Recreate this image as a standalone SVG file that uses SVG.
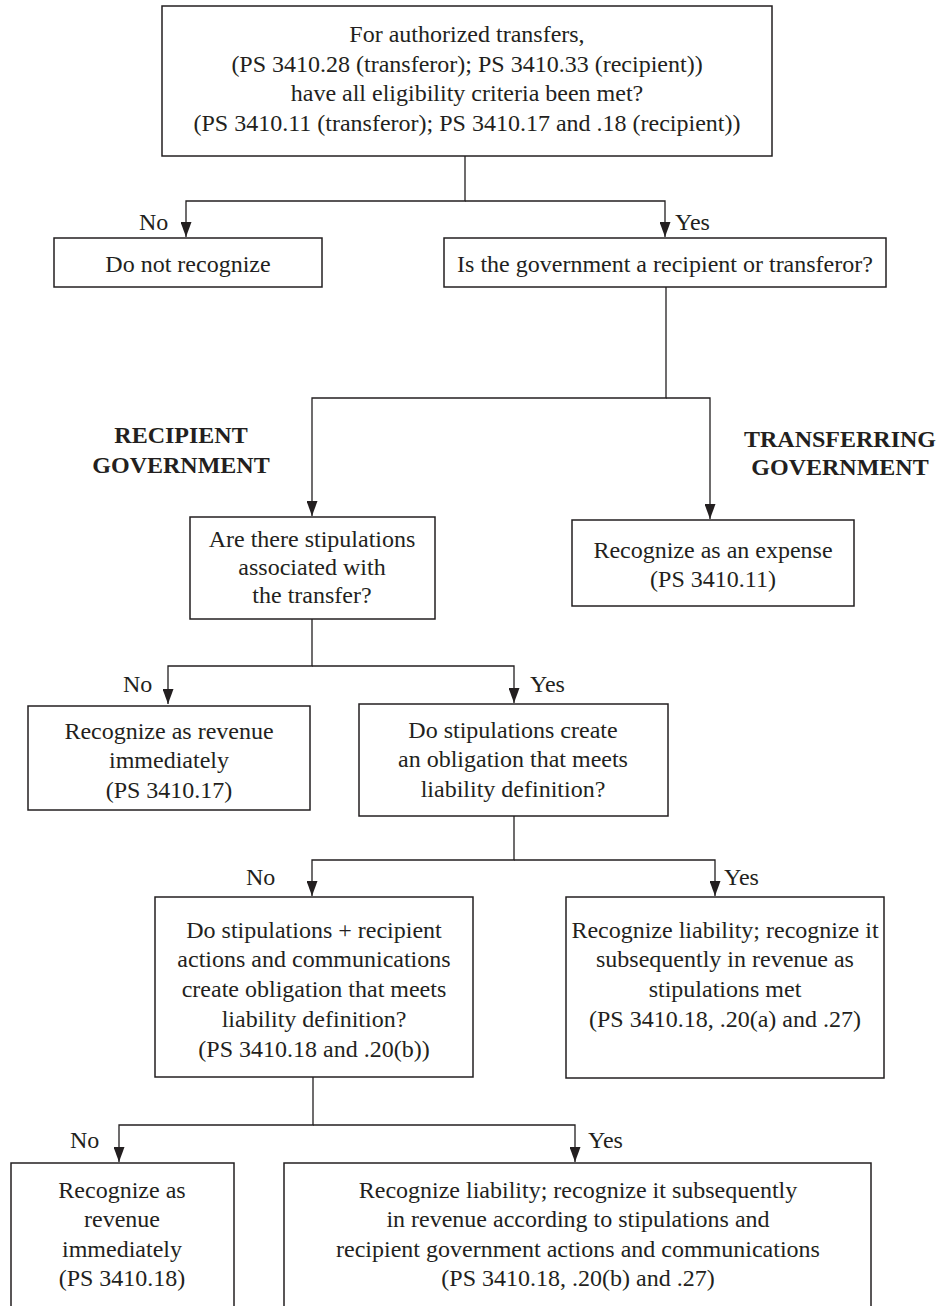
<svg xmlns="http://www.w3.org/2000/svg" width="945" height="1306" viewBox="0 0 945 1306">
<style>
.box{fill:#fff;stroke:#231f20;stroke-width:1.5}
.t{font-family:"Liberation Serif","Times New Roman",serif;font-size:24px;fill:#231f20;text-anchor:middle}
.l{font-family:"Liberation Serif","Times New Roman",serif;font-size:24px;fill:#231f20}
.b{font-family:"Liberation Serif","Times New Roman",serif;font-size:24px;font-weight:bold;fill:#231f20;text-anchor:middle}
.c{fill:none;stroke:#231f20;stroke-width:1.3}
</style>
<defs>
<marker id="ah" markerUnits="userSpaceOnUse" markerWidth="15" markerHeight="11" refX="15" refY="5.5" orient="auto">
<path d="M0,0 L15,5.5 L0,11 z" fill="#231f20"/>
</marker>
</defs>
<rect width="945" height="1306" fill="#fff"/>
<g id="connectors">
<path class="c" d="M465,156 V201 H186 V237" marker-end="url(#ah)"/>
<path class="c" d="M465,201 H665 V237" marker-end="url(#ah)"/>
<path class="c" d="M666,287 V398 H312 V516" marker-end="url(#ah)"/>
<path class="c" d="M666,398 H710 V519" marker-end="url(#ah)"/>
<path class="c" d="M312,619 V666 H168 V704" marker-end="url(#ah)"/>
<path class="c" d="M312,666 H514 V703" marker-end="url(#ah)"/>
<path class="c" d="M514,816 V860 H312 V896" marker-end="url(#ah)"/>
<path class="c" d="M514,860 H715 V896" marker-end="url(#ah)"/>
<path class="c" d="M313,1077 V1125 H119 V1162" marker-end="url(#ah)"/>
<path class="c" d="M313,1125 H575 V1162" marker-end="url(#ah)"/>
</g>
<g id="labels">
<text class="l" x="139" y="230">No</text>
<text class="l" x="675" y="230">Yes</text>
<text class="l" x="123" y="692">No</text>
<text class="l" x="530" y="692">Yes</text>
<text class="l" x="246" y="885">No</text>
<text class="l" x="724" y="885">Yes</text>
<text class="l" x="70" y="1148">No</text>
<text class="l" x="588" y="1148">Yes</text>
<text class="b" x="181" y="443">RECIPIENT</text>
<text class="b" x="181" y="473">GOVERNMENT</text>
<text class="b" x="840" y="447">TRANSFERRING</text>
<text class="b" x="840" y="475">GOVERNMENT</text>
</g>
<g id="n-eligibility">
<rect class="box" x="162" y="6" width="610" height="150"/>
<text class="t" x="467" y="42">For authorized transfers,</text>
<text class="t" x="467" y="71.5">(PS 3410.28 (transferor); PS 3410.33 (recipient))</text>
<text class="t" x="467" y="101">have all eligibility criteria been met?</text>
<text class="t" x="467" y="130.5">(PS 3410.11 (transferor); PS 3410.17 and .18 (recipient))</text>
</g>
<g id="n-donot">
<rect class="box" x="54" y="238" width="268" height="49"/>
<text class="t" x="188" y="272">Do not recognize</text>
</g>
<g id="n-role">
<rect class="box" x="444" y="238" width="442" height="49"/>
<text class="t" x="665" y="272">Is the government a recipient or transferor?</text>
</g>
<g id="n-stip">
<rect class="box" x="190" y="517" width="245" height="102"/>
<text class="t" x="312" y="547">Are there stipulations</text>
<text class="t" x="312" y="575">associated with</text>
<text class="t" x="312" y="603">the transfer?</text>
</g>
<g id="n-expense">
<rect class="box" x="572" y="520" width="282" height="86"/>
<text class="t" x="713" y="558">Recognize as an expense</text>
<text class="t" x="713" y="587">(PS 3410.11)</text>
</g>
<g id="n-rev1">
<rect class="box" x="28" y="706" width="282" height="104"/>
<text class="t" x="169" y="739">Recognize as revenue</text>
<text class="t" x="169" y="768">immediately</text>
<text class="t" x="169" y="798">(PS 3410.17)</text>
</g>
<g id="n-create">
<rect class="box" x="359" y="704" width="309" height="112"/>
<text class="t" x="513" y="738">Do stipulations create</text>
<text class="t" x="513" y="767">an obligation that meets</text>
<text class="t" x="513" y="797">liability definition?</text>
</g>
<g id="n-plus">
<rect class="box" x="155" y="897" width="318" height="180"/>
<text class="t" x="314" y="938">Do stipulations + recipient</text>
<text class="t" x="314" y="967">actions and communications</text>
<text class="t" x="314" y="997">create obligation that meets</text>
<text class="t" x="314" y="1027">liability definition?</text>
<text class="t" x="314" y="1057">(PS 3410.18 and .20(b))</text>
</g>
<g id="n-liab1">
<rect class="box" x="566" y="897" width="318" height="181"/>
<text class="t" x="725" y="938">Recognize liability; recognize it</text>
<text class="t" x="725" y="967">subsequently in revenue as</text>
<text class="t" x="725" y="997">stipulations met</text>
<text class="t" x="725" y="1027">(PS 3410.18, .20(a) and .27)</text>
</g>
<g id="n-rev2">
<rect class="box" x="11" y="1163" width="223" height="160"/>
<text class="t" x="122" y="1198">Recognize as</text>
<text class="t" x="122" y="1227">revenue</text>
<text class="t" x="122" y="1257">immediately</text>
<text class="t" x="122" y="1286">(PS 3410.18)</text>
</g>
<g id="n-liab2">
<rect class="box" x="284" y="1163" width="587" height="160"/>
<text class="t" x="578" y="1198">Recognize liability; recognize it subsequently</text>
<text class="t" x="578" y="1227">in revenue according to stipulations and</text>
<text class="t" x="578" y="1257">recipient government actions and communications</text>
<text class="t" x="578" y="1286">(PS 3410.18, .20(b) and .27)</text>
</g>
</svg>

########################################

• **Given task**
The data above needs to be retyped exactly, with the images left out.

• **Final result**
Recreate this image as a standalone SVG file that uses SVG.
<svg xmlns="http://www.w3.org/2000/svg" width="945" height="1306" viewBox="0 0 945 1306">
<style>
.box{fill:#fff;stroke:#231f20;stroke-width:1.5}
.t{font-family:"Liberation Serif","Times New Roman",serif;font-size:24px;fill:#231f20;text-anchor:middle}
.l{font-family:"Liberation Serif","Times New Roman",serif;font-size:24px;fill:#231f20}
.b{font-family:"Liberation Serif","Times New Roman",serif;font-size:24px;font-weight:bold;fill:#231f20;text-anchor:middle}
.c{fill:none;stroke:#231f20;stroke-width:1.3}
</style>
<defs>
<marker id="ah" markerUnits="userSpaceOnUse" markerWidth="15" markerHeight="11" refX="15" refY="5.5" orient="auto">
<path d="M0,0 L15,5.5 L0,11 z" fill="#231f20"/>
</marker>
</defs>
<rect width="945" height="1306" fill="#fff"/>
<g id="connectors">
<path class="c" d="M465,156 V201 H186 V237" marker-end="url(#ah)"/>
<path class="c" d="M465,201 H665 V237" marker-end="url(#ah)"/>
<path class="c" d="M666,287 V398 H312 V516" marker-end="url(#ah)"/>
<path class="c" d="M666,398 H710 V519" marker-end="url(#ah)"/>
<path class="c" d="M312,619 V666 H168 V704" marker-end="url(#ah)"/>
<path class="c" d="M312,666 H514 V703" marker-end="url(#ah)"/>
<path class="c" d="M514,816 V860 H312 V896" marker-end="url(#ah)"/>
<path class="c" d="M514,860 H715 V896" marker-end="url(#ah)"/>
<path class="c" d="M313,1077 V1125 H119 V1162" marker-end="url(#ah)"/>
<path class="c" d="M313,1125 H575 V1162" marker-end="url(#ah)"/>
</g>
<g id="labels">
<text class="l" x="139" y="230">No</text>
<text class="l" x="675" y="230">Yes</text>
<text class="l" x="123" y="692">No</text>
<text class="l" x="530" y="692">Yes</text>
<text class="l" x="246" y="885">No</text>
<text class="l" x="724" y="885">Yes</text>
<text class="l" x="70" y="1148">No</text>
<text class="l" x="588" y="1148">Yes</text>
<text class="b" x="181" y="443">RECIPIENT</text>
<text class="b" x="181" y="473">GOVERNMENT</text>
<text class="b" x="840" y="447">TRANSFERRING</text>
<text class="b" x="840" y="475">GOVERNMENT</text>
</g>
<g id="n-eligibility">
<rect class="box" x="162" y="6" width="610" height="150"/>
<text class="t" x="467" y="42">For authorized transfers,</text>
<text class="t" x="467" y="71.5">(PS 3410.28 (transferor); PS 3410.33 (recipient))</text>
<text class="t" x="467" y="101">have all eligibility criteria been met?</text>
<text class="t" x="467" y="130.5">(PS 3410.11 (transferor); PS 3410.17 and .18 (recipient))</text>
</g>
<g id="n-donot">
<rect class="box" x="54" y="238" width="268" height="49"/>
<text class="t" x="188" y="272">Do not recognize</text>
</g>
<g id="n-role">
<rect class="box" x="444" y="238" width="442" height="49"/>
<text class="t" x="665" y="272">Is the government a recipient or transferor?</text>
</g>
<g id="n-stip">
<rect class="box" x="190" y="517" width="245" height="102"/>
<text class="t" x="312" y="547">Are there stipulations</text>
<text class="t" x="312" y="575">associated with</text>
<text class="t" x="312" y="603">the transfer?</text>
</g>
<g id="n-expense">
<rect class="box" x="572" y="520" width="282" height="86"/>
<text class="t" x="713" y="558">Recognize as an expense</text>
<text class="t" x="713" y="587">(PS 3410.11)</text>
</g>
<g id="n-rev1">
<rect class="box" x="28" y="706" width="282" height="104"/>
<text class="t" x="169" y="739">Recognize as revenue</text>
<text class="t" x="169" y="768">immediately</text>
<text class="t" x="169" y="798">(PS 3410.17)</text>
</g>
<g id="n-create">
<rect class="box" x="359" y="704" width="309" height="112"/>
<text class="t" x="513" y="738">Do stipulations create</text>
<text class="t" x="513" y="767">an obligation that meets</text>
<text class="t" x="513" y="797">liability definition?</text>
</g>
<g id="n-plus">
<rect class="box" x="155" y="897" width="318" height="180"/>
<text class="t" x="314" y="938">Do stipulations + recipient</text>
<text class="t" x="314" y="967">actions and communications</text>
<text class="t" x="314" y="997">create obligation that meets</text>
<text class="t" x="314" y="1027">liability definition?</text>
<text class="t" x="314" y="1057">(PS 3410.18 and .20(b))</text>
</g>
<g id="n-liab1">
<rect class="box" x="566" y="897" width="318" height="181"/>
<text class="t" x="725" y="938">Recognize liability; recognize it</text>
<text class="t" x="725" y="967">subsequently in revenue as</text>
<text class="t" x="725" y="997">stipulations met</text>
<text class="t" x="725" y="1027">(PS 3410.18, .20(a) and .27)</text>
</g>
<g id="n-rev2">
<rect class="box" x="11" y="1163" width="223" height="160"/>
<text class="t" x="122" y="1198">Recognize as</text>
<text class="t" x="122" y="1227">revenue</text>
<text class="t" x="122" y="1257">immediately</text>
<text class="t" x="122" y="1286">(PS 3410.18)</text>
</g>
<g id="n-liab2">
<rect class="box" x="284" y="1163" width="587" height="160"/>
<text class="t" x="578" y="1198">Recognize liability; recognize it subsequently</text>
<text class="t" x="578" y="1227">in revenue according to stipulations and</text>
<text class="t" x="578" y="1257">recipient government actions and communications</text>
<text class="t" x="578" y="1286">(PS 3410.18, .20(b) and .27)</text>
</g>
</svg>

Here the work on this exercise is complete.